管理人のイエイリです。
「水道管が破裂した、バルブを閉めろ!」。ライフラインを管理する自治体などでは、こうした状況はよくありそうですが、これから厳しい冬を迎える北国の現場ではさらに難問が待ち構えています。
積雪が数メートルにも及ぶ場合、雪をかき分けながらバルブを探すそうですが、なかなか見つからないのだそうです。その間、水はもれっぱなし。さぞかし心身ともに大変な作業だろうと、想像いたします。
こんなときに便利に使えるのが、大阪・梅田のあっとクリエーションが開発した現地調査・施設管理支援GISシステム「カンタンマップ for iPad」です。
iPad上に高精度の地図と、施設台帳や管路図などを重ね合わせ、GPSで現在位置を表示するシステムですが、
ナ、ナ、ナ、ナント、
バルブの位置が約1mの精度
で分かるのです。
バルブの位置とともに、雪がない状態の写真を登録しておくことで、「この民家の窓枠中心あたりにバルブがあるな」ということも分かりますので、さらにピンポイントでバルブを掘り出しやすくなります。
「カンタンマップ for iPad」の画面(写真:家入龍太。以下、同じ) |
地図とともに写真も登録できる |
もちろん、バルブの捜索以外にも河川の管理業務や下水道のメーター管理、建設コンサルタントの現地調査など、地図情報と施設をひも付けて行う業務に幅広く活用できます。

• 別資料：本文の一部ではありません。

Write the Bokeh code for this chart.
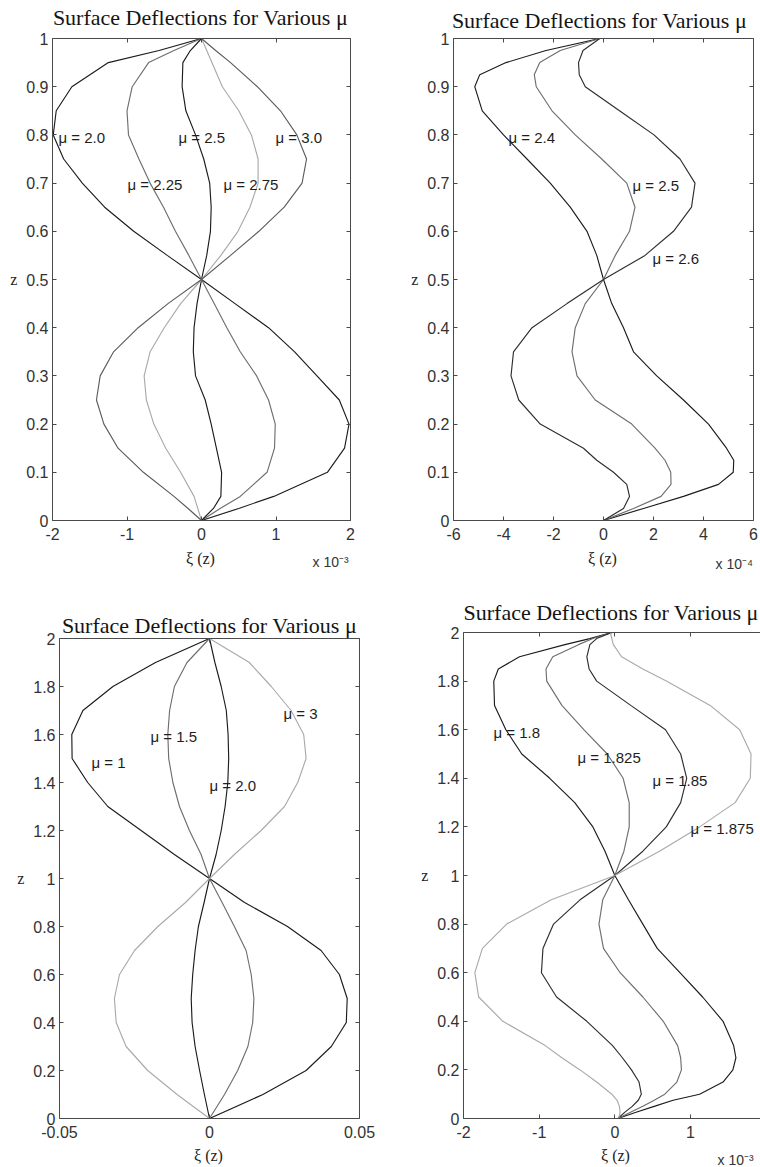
from bokeh.plotting import figure
from bokeh.models import Range1d, FixedTicker, LinearAxis, Label
from bokeh.layouts import column, row
from bokeh.embed import file_html
from bokeh.resources import INLINE

TITLE = "Surface Deflections for Various \u03bc"

# ---------------- Panel A (top-left), xi in units of 1e-3 ----------------
A_Z = [0, 0.025, 0.05, 0.1, 0.15, 0.2, 0.25, 0.3, 0.35, 0.4, 0.45, 0.5,
       0.55, 0.6, 0.65, 0.7, 0.75, 0.8, 0.85, 0.9, 0.95, 0.975, 1.0]
A_XI_200 = [0, 0.5, 0.97, 1.69, 1.92, 1.98, 1.85, 1.55, 1.25, 0.9, 0.45, 0,
            -0.46, -0.91, -1.3, -1.6, -1.85, -1.99, -1.95, -1.74, -1.25, -0.57, 0]
A_XI_225 = [0, 0.25, 0.52, 0.88, 0.98, 0.99, 0.9, 0.74, 0.52, 0.34, 0.17, 0,
            -0.17, -0.35, -0.51, -0.69, -0.84, -0.98, -1.0, -0.93, -0.71, -0.37, 0]
A_XI_250 = [0, 0.16, 0.26, 0.27, 0.2, 0.13, 0.05, -0.08, -0.11, -0.1, -0.06, 0,
            0.07, 0.12, 0.13, 0.11, 0.03, -0.08, -0.21, -0.26, -0.25, -0.15, 0]
A_XI_275 = [0, -0.05, -0.1, -0.28, -0.48, -0.64, -0.74, -0.77, -0.69, -0.5, -0.28, 0,
            0.26, 0.49, 0.65, 0.76, 0.76, 0.67, 0.5, 0.28, 0.14, 0.07, 0]
A_XI_300 = [0, -0.18, -0.37, -0.78, -1.12, -1.31, -1.41, -1.36, -1.18, -0.85, -0.45, 0,
            0.39, 0.77, 1.11, 1.35, 1.41, 1.28, 1.06, 0.75, 0.39, 0.19, 0]
A_MU = ["2.0", "2.25", "2.5", "2.75", "3.0"]
A_XTICKS = [-2, -1, 0, 1, 2]
A_XTICK_LABELS = ["-2", "-1", "0", "1", "2"]
A_YTICKS = [0, 0.1, 0.2, 0.3, 0.4, 0.5, 0.6, 0.7, 0.8, 0.9, 1]
A_YTICK_LABELS = ["0", "0.1", "0.2", "0.3", "0.4", "0.5", "0.6", "0.7", "0.8", "0.9", "1"]

# ---------------- Panel B (top-right), xi in units of 1e-4 ----------------
B_Z = [0, 0.025, 0.05, 0.075, 0.1, 0.125, 0.15, 0.2, 0.25, 0.3, 0.35, 0.4, 0.45,
       0.5, 0.55, 0.6, 0.65, 0.7, 0.75, 0.8, 0.85, 0.9, 0.925, 0.95, 0.975, 1.0]
B_XI_24 = [0, 1.6, 3.2, 4.6, 5.19, 5.21, 4.92, 4.2, 3.2, 2.13, 1.2, 0.8, 0.33,
           0, -0.27, -0.66, -1.33, -2.13, -3.06, -4.0, -4.85, -5.15, -4.95, -3.9, -2.3, -0.15]
B_XI_25 = [0, 1.2, 2.3, 2.7, 2.69, 2.46, 2.06, 1.13, -0.33, -1.06, -1.26, -1.13, -0.73,
           0, 0.47, 1.04, 1.26, 0.93, -0.07, -1.13, -2.06, -2.69, -2.77, -2.55, -1.73, -0.15]
B_XI_26 = [0, 0.8, 1.04, 0.93, 0.4, -0.27, -0.8, -2.53, -3.39, -3.7, -3.6, -2.86, -1.46,
           0, 1.66, 2.8, 3.52, 3.66, 3.06, 2.02, 0.64, -0.73, -0.97, -1.0, -0.82, -0.15]
B_MU = ["2.4", "2.5", "2.6"]
B_XTICKS = [-6, -4, -2, 0, 2, 4, 6]
B_XTICK_LABELS = ["-6", "-4", "-2", "0", "2", "4", "6"]

# ---------------- Panel C (bottom-left), xi absolute ----------------
C_Z = [0, 0.1, 0.2, 0.3, 0.4, 0.5, 0.6, 0.7, 0.8, 0.9, 1.0,
       1.1, 1.2, 1.3, 1.4, 1.5, 1.6, 1.7, 1.8, 1.9, 2.0]
C_XI_1 = [0, 0.0178, 0.0322, 0.0406, 0.0456, 0.0459, 0.0433, 0.0372, 0.026, 0.0117, 0,
          -0.0117, -0.0228, -0.0339, -0.0406, -0.0458, -0.0459, -0.0422, -0.0322, -0.018, 0]
C_XI_15 = [0, 0.005, 0.0094, 0.0128, 0.0144, 0.0148, 0.0139, 0.0122, 0.0083, 0.0042, 0,
           -0.0028, -0.0067, -0.01, -0.0122, -0.0136, -0.0139, -0.0133, -0.0117, -0.0075, 0]
C_XI_20 = [0, -0.0017, -0.0033, -0.0048, -0.0058, -0.0061, -0.0056, -0.0048, -0.0037, -0.0018, 0,
           0.0022, 0.0039, 0.0052, 0.0061, 0.0064, 0.0062, 0.0056, 0.0039, 0.0018, 0]
C_XI_3 = [0, -0.0108, -0.0206, -0.0278, -0.0311, -0.0317, -0.03, -0.025, -0.0172, -0.008, 0,
          0.0083, 0.0172, 0.025, 0.0294, 0.0322, 0.0314, 0.0272, 0.0206, 0.0133, 0]
C_MU = ["1", "1.5", "2.0", "3"]
C_XTICKS = [-0.05, 0, 0.05]
C_XTICK_LABELS = ["-0.05", "0", "0.05"]
C_YTICKS = [0, 0.2, 0.4, 0.6, 0.8, 1, 1.2, 1.4, 1.6, 1.8, 2]
C_YTICK_LABELS = ["0", "0.2", "0.4", "0.6", "0.8", "1", "1.2", "1.4", "1.6", "1.8", "2"]

# ---------------- Panel D (bottom-right), xi in units of 1e-3 ----------------
D_Z = [0, 0.025, 0.05, 0.075, 0.1, 0.15, 0.2, 0.25, 0.3, 0.4, 0.5, 0.6, 0.7, 0.8, 0.9, 1.0,
       1.1, 1.2, 1.3, 1.4, 1.5, 1.6, 1.7, 1.8, 1.85, 1.9, 1.95, 1.975, 2.0]
D_XI_1800 = [0.04, 0.27, 0.52, 0.77, 1.12, 1.43, 1.56, 1.6, 1.57, 1.43, 1.16, 0.86, 0.56, 0.37, 0.18, 0,
             -0.13, -0.29, -0.53, -0.86, -1.23, -1.44, -1.59, -1.6, -1.54, -1.26, -0.66, -0.33, -0.04]
D_XI_1825 = [0.04, 0.2, 0.37, 0.52, 0.66, 0.82, 0.88, 0.87, 0.83, 0.64, 0.37, 0.07, -0.15, -0.21, -0.16, 0,
             0.12, 0.19, 0.19, 0.11, -0.1, -0.41, -0.7, -0.9, -0.91, -0.82, -0.48, -0.29, -0.04]
D_XI_1850 = [0.04, 0.13, 0.23, 0.31, 0.35, 0.32, 0.22, 0.1, -0.03, -0.37, -0.77, -0.97, -0.95, -0.81, -0.46, 0,
             0.37, 0.68, 0.87, 0.95, 0.87, 0.67, 0.21, -0.24, -0.34, -0.37, -0.33, -0.24, -0.04]
D_XI_1875 = [0.05, 0.07, 0.06, 0.03, -0.04, -0.24, -0.46, -0.7, -0.92, -1.48, -1.8, -1.85, -1.75, -1.43, -0.84, 0,
             0.59, 1.12, 1.59, 1.79, 1.8, 1.65, 1.26, 0.68, 0.37, 0.09, -0.02, -0.04, -0.06]
D_MU = ["1.8", "1.825", "1.85", "1.875"]
D_XTICKS = [-2, -1, 0, 1]
D_XTICK_LABELS = ["-2", "-1", "0", "1"]

# ---------------- styling ----------------
AX = "#4a4a4a"
TICK_TXT = "#333333"
SANS = "Liberation Sans"
SERIF = "Liberation Serif"
BLACK = "#1c1c1c"
DARK = "#2e2e2e"
MID = "#6e6e6e"
MID2 = "#5c5c5c"
LIGHT = "#aaaaaa"


def style_axis(ax, ticks, labels, show=True, standoff=5):
    ax.ticker = FixedTicker(ticks=ticks)
    ax.major_label_overrides = {t: s for t, s in zip(ticks, labels)}
    ax.axis_line_color = AX
    ax.axis_line_width = 1
    ax.major_tick_line_color = AX
    ax.major_tick_in = 4
    ax.major_tick_out = 0
    ax.minor_tick_line_color = None
    ax.major_label_text_font = SANS
    if show:
        ax.major_label_text_color = TICK_TXT
        ax.major_label_text_font_size = "16px"
        ax.major_label_standoff = standoff
    else:
        ax.major_label_text_color = None
        ax.major_label_text_font_size = "1px"
        ax.major_label_standoff = 0


def build(spec):
    ox, oy, w, h = spec["box"]
    L, T, R, B = spec["frame"]
    x0, x1 = spec["xr"]
    y0, y1 = spec["yr"]
    p = figure(width=w, height=h, x_range=Range1d(x0, x1), y_range=Range1d(y0, y1),
               output_backend="svg", toolbar_location=None, tools="",
               min_border_left=L - ox, min_border_right=ox + w - R,
               min_border_top=T - oy, min_border_bottom=oy + h - B)
    p.outline_line_color = None
    p.xgrid.visible = False
    p.ygrid.visible = False
    p.background_fill_color = "white"
    p.border_fill_color = "white"
    p.title.visible = False
    if spec.get("margin"):
        p.margin = spec["margin"]

    xa = p.xaxis[0]
    ya = p.yaxis[0]
    style_axis(xa, spec["xticks"], spec["xlabels"], True, 7)
    style_axis(ya, spec["yticks"], spec["ylabels"], True, 4)
    ya.axis_label = "z"
    ya.axis_label_text_font = SERIF
    ya.axis_label_text_font_size = "16px"
    ya.axis_label_text_font_style = "normal"
    ya.axis_label_text_color = "#222222"
    ya.axis_label_standoff = 6
    try:
        ya.axis_label_orientation = "horizontal"
    except Exception:
        pass

    top = LinearAxis()
    p.add_layout(top, "above")
    style_axis(top, spec["xticks"], spec["xlabels"], False)
    if spec["right"]:
        rt = LinearAxis()
        p.add_layout(rt, "right")
        style_axis(rt, spec["yticks"], spec["ylabels"], False)

    def X(px):
        return x0 + (px - L) / (R - L) * (x1 - x0)

    def Y(py):
        return y1 - (py - T) / (B - T) * (y1 - y0)

    # title (placed in the band above the frame)
    tx, ty, talign = spec["title_px"]
    p.add_layout(Label(x=X(tx), y=Y(ty), text=TITLE, text_font=SERIF,
                       text_font_size="22px", text_color="#141414",
                       text_align=talign, text_baseline="middle"), "above")
    # x-axis label
    lx, ly = spec["xlab_px"]
    p.add_layout(Label(x=X(lx), y=Y(ly), text="\u03be (z)", text_font=SERIF,
                       text_font_size="16px", text_color="#222222",
                       text_align="center", text_baseline="middle"), "below")
    # scale multiplier
    if spec["mult"]:
        (mx, my), txt, side = spec["mult"]
        p.add_layout(Label(x=X(mx), y=Y(my), text=txt, text_font=SANS,
                           text_font_size="14px", text_color=TICK_TXT,
                           text_align="left", text_baseline="middle"), side)

    for xs, color in spec["series"]:
        p.line(x=xs, y=spec["z"], line_color=color, line_width=1.15)

    for (px, py), mu in zip(spec["label_px"], spec["mu"]):
        p.add_layout(Label(x=X(px), y=Y(py), text="\u03bc = " + mu, text_font=SANS,
                           text_font_size="15px", text_color="#1e1e1e",
                           text_align="left", text_baseline="middle"))
    return p


specA = dict(box=(0, 0, 380, 583), frame=(52, 38, 350, 520), xr=(-2, 2), yr=(0, 1),
             xticks=A_XTICKS, xlabels=A_XTICK_LABELS, yticks=A_YTICKS, ylabels=A_YTICK_LABELS,
             right=True, z=A_Z,
             series=[(A_XI_200, BLACK), (A_XI_225, MID), (A_XI_250, BLACK),
                     (A_XI_275, LIGHT), (A_XI_300, MID2)],
             mu=A_MU, label_px=[(58, 137), (127, 184), (178, 137), (223, 184), (275, 137)],
             title_px=(200, 17, "center"), xlab_px=(200, 558),
             mult=((312, 561), "x 10\u207b\u00b3", "below"))

specB = dict(box=(380, 0, 380, 583), frame=(453, 38, 753, 520), xr=(-6, 6), yr=(0, 1),
             xticks=B_XTICKS, xlabels=B_XTICK_LABELS, yticks=A_YTICKS, ylabels=A_YTICK_LABELS,
             right=True, z=B_Z,
             series=[(B_XI_24, BLACK), (B_XI_25, MID), (B_XI_26, DARK)],
             mu=B_MU, label_px=[(508, 137), (632, 185), (652, 258)],
             title_px=(599, 20, "center"), xlab_px=(602, 558),
             mult=((715, 563), "x 10\u207b\u2074", "below"))

specC = dict(box=(0, 583, 380, 584), frame=(59, 638, 359, 1118), xr=(-0.05, 0.05), yr=(0, 2),
             xticks=C_XTICKS, xlabels=C_XTICK_LABELS, yticks=C_YTICKS, ylabels=C_YTICK_LABELS,
             right=True, z=C_Z,
             series=[(C_XI_1, BLACK), (C_XI_15, MID), (C_XI_20, BLACK), (C_XI_3, LIGHT)],
             mu=C_MU, label_px=[(91, 762), (150, 736), (209, 785), (283, 713)],
             title_px=(209, 625, "center"), xlab_px=(208, 1155), mult=None)

D_X1 = 1.925
specD = dict(box=(380, 577, 380, 590), frame=(463, 632, 760, 1118), xr=(-2, D_X1), yr=(0, 2),
             xticks=D_XTICKS, xlabels=D_XTICK_LABELS, yticks=C_YTICKS, ylabels=C_YTICK_LABELS,
             right=False, z=D_Z, margin=(-6, 0, 0, 0),
             series=[(D_XI_1800, BLACK), (D_XI_1825, MID), (D_XI_1850, DARK), (D_XI_1875, LIGHT)],
             mu=D_MU, label_px=[(493, 732), (577, 757), (652, 780), (690, 828)],
             title_px=(463, 612, "left"), xlab_px=(615, 1155),
             mult=((717, 1159), "x 10\u207b\u00b3", "left"))

pA = build(specA)
pB = build(specB)
pC = build(specC)
pD = build(specD)

layout = column(row(pA, pB, spacing=0), row(pC, pD, spacing=0), spacing=0)

with open("out.html", "w") as f:
    f.write(file_html(layout, INLINE))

一見、Google Mapのようですが、自社で開発したシステムとのこと。あっとクリエーション代表取締役の黒木紀男さんは「Google Mapだと山間部の地図や航空写真のデータが粗くなりますが、このシステムは高精度の地図を背景に張り付けられるので、土木分野でも活用できます」と説明します。
また、通信環境が悪い場所での使用を想定して、地図や台帳などのデータはiPadに内蔵し、あえてスタンドアロンで動くようにしたそうです。
施設管理などを行う自治体でデモンストレーションすると、
こんなのが欲しかった!
と職員の方から言われるそうです。
このシステムは、日経コンストラクション2011年11月14日号の新製品・ニュース欄に黒木さんのインタビュー記事とともに掲載されました。
「カンタンマップ for iPad」と記事掲載された日経コンストラクション誌を持つ黒木さん |
あっとクリエーションの「カンタンシリーズ」。それぞれ別のシステムとして開発されているが、互いに連携することが可能だ |
価格は50万円(税別)で、対応機種はiPad2です。現在、次期バージョンとしてクラウド版も開発中です。また、自治体からはiPhone版の開発ニーズも高いそうです。
iPhoneには「Face Time」というテレビ電話ソフトがあり、これを使うと災害時などに現場の状況を“実況中継”することで災害対策本部が素早い状況把握と対策を指示することができるようになります。
台帳を使って施設を管理する自治体の業務をIT化するツールとしてiPhoneの活用が注目されています。
【訂正】
当初、「カンタンマップ for iPadの開発にオープンソースを使用した」旨の記述がありましたが、誤りでしたので訂正させていただきます。他の「カンタンシリーズ」には、オープンソースを使用しています。